I love books about Arctic exploration, but for some reason I haven't reviewed many of them here. I did write a little, ten years ago, about Per Olof Sundman's novel The Flight of the Eagle. But in recent years I've also read books about Elisha Kent Kane and Adolphus Greely, plus Hampton Sides' In the Kingdom of Ice (about the lethal voyage of the Jeannette in the 1880s). All these books, like David Welky's new Wretched and Precarious Situation, share a common feature: the expeditions they chronicle were pretty comprehensively disastrous. Reading about Robert Peary and Fridtjof Nansen can be fun, too, but their competence and success makes for a story that doesn't compel re-reading. The best kind of Arctic (or Antarctic) book is a ghastly story of an ill-advised adventure that came largely to grief. I even get a sense that the stories of failures had a prideful appeal for their occasional survivors. Peary was just a guy who went somewhere intrinsically nondescript, or perhaps didn't, and came home again. Greely was somebody who went somewhere, saw the gates of Hell open wide, and lived to tell the tale. Now that's interesting.

The leader of the group who saw Hell on the 1910s Crocker Land expedition was Donald MacMillan. Though much of Welky's narration is from MacMillan's perspective – leading you to assume he survived – you may not be wholly certain. Some books, including In the Kingdom of Ice, piece together narrations drawn from recovered journals, a necessary technique whether an explorer lived to write his memoirs or not. The Crocker Land expedition is obscure enough, over a century later, that A Wretched and Precarious Situation generates considerable suspense.

Welky's marshaling of an immense amount of complicated data – involving multiple smaller expeditions and relief missions all in motion at once over uncharted wastelands – is a very, very impressive expository feat. Not once did I lose the thread (and I am a notorious thread-loser). Background material is woven together with forward narrative, home lives balanced against Arctic ordeals. Sharply evocative photographs fill two sections of plates in the middle of the book. They are curiously contemporary-looking, possibly because they were candid shots, or, when posed, were taken of men who had completely run out of cares to give about their situation. They're among the most "real" of images I've seen of polar exploration.

I don't want to present spoilers, so my leeway to comment in detail about Welky's story is limited. I'll note instead that the Crocker Land adventure took place at a wretched and precarious moment for Arctic exploration. The poles had been reached just before (MacMillan was a member of Peary's support team in 1908-09). It wasn't that all the excitement of exploration was gone – huge territories remained unmapped – but a certain degree of competitiveness had evaporated.

And worse, the First World War broke out while MacMillan and his men were in the Arctic.
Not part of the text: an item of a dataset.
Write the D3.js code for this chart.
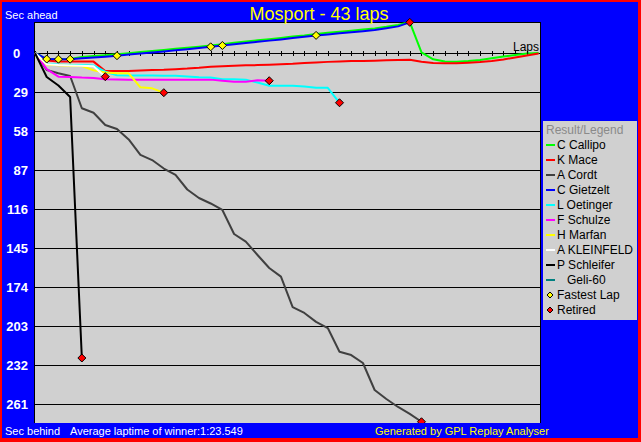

Their sponsor, the American Museum of Natural History, had put elaborate thought into getting them to northern Greenland but very little into getting them back – in fact, since a wireless set they'd taken proved worthless, the AMNH had very little way of knowing if MacMillan and his men were still alive. Imagine being in the loneliest place on earth while everyone in the outside world had ceased to care that you were there.

Surface Arctic exploration shares features with manned space exploration. It will always have an appeal as long as there are people who like to push their personal limits. But the featurelessness and economic uselessness of these places make the efforts to reach them as absurd as they are awe-inspiring. I hope I haven't run out of Arctic histories to read.

Welky, David. A Wretched and Precarious Situation: In search of the last Arctic frontier. New York: Norton, 2017.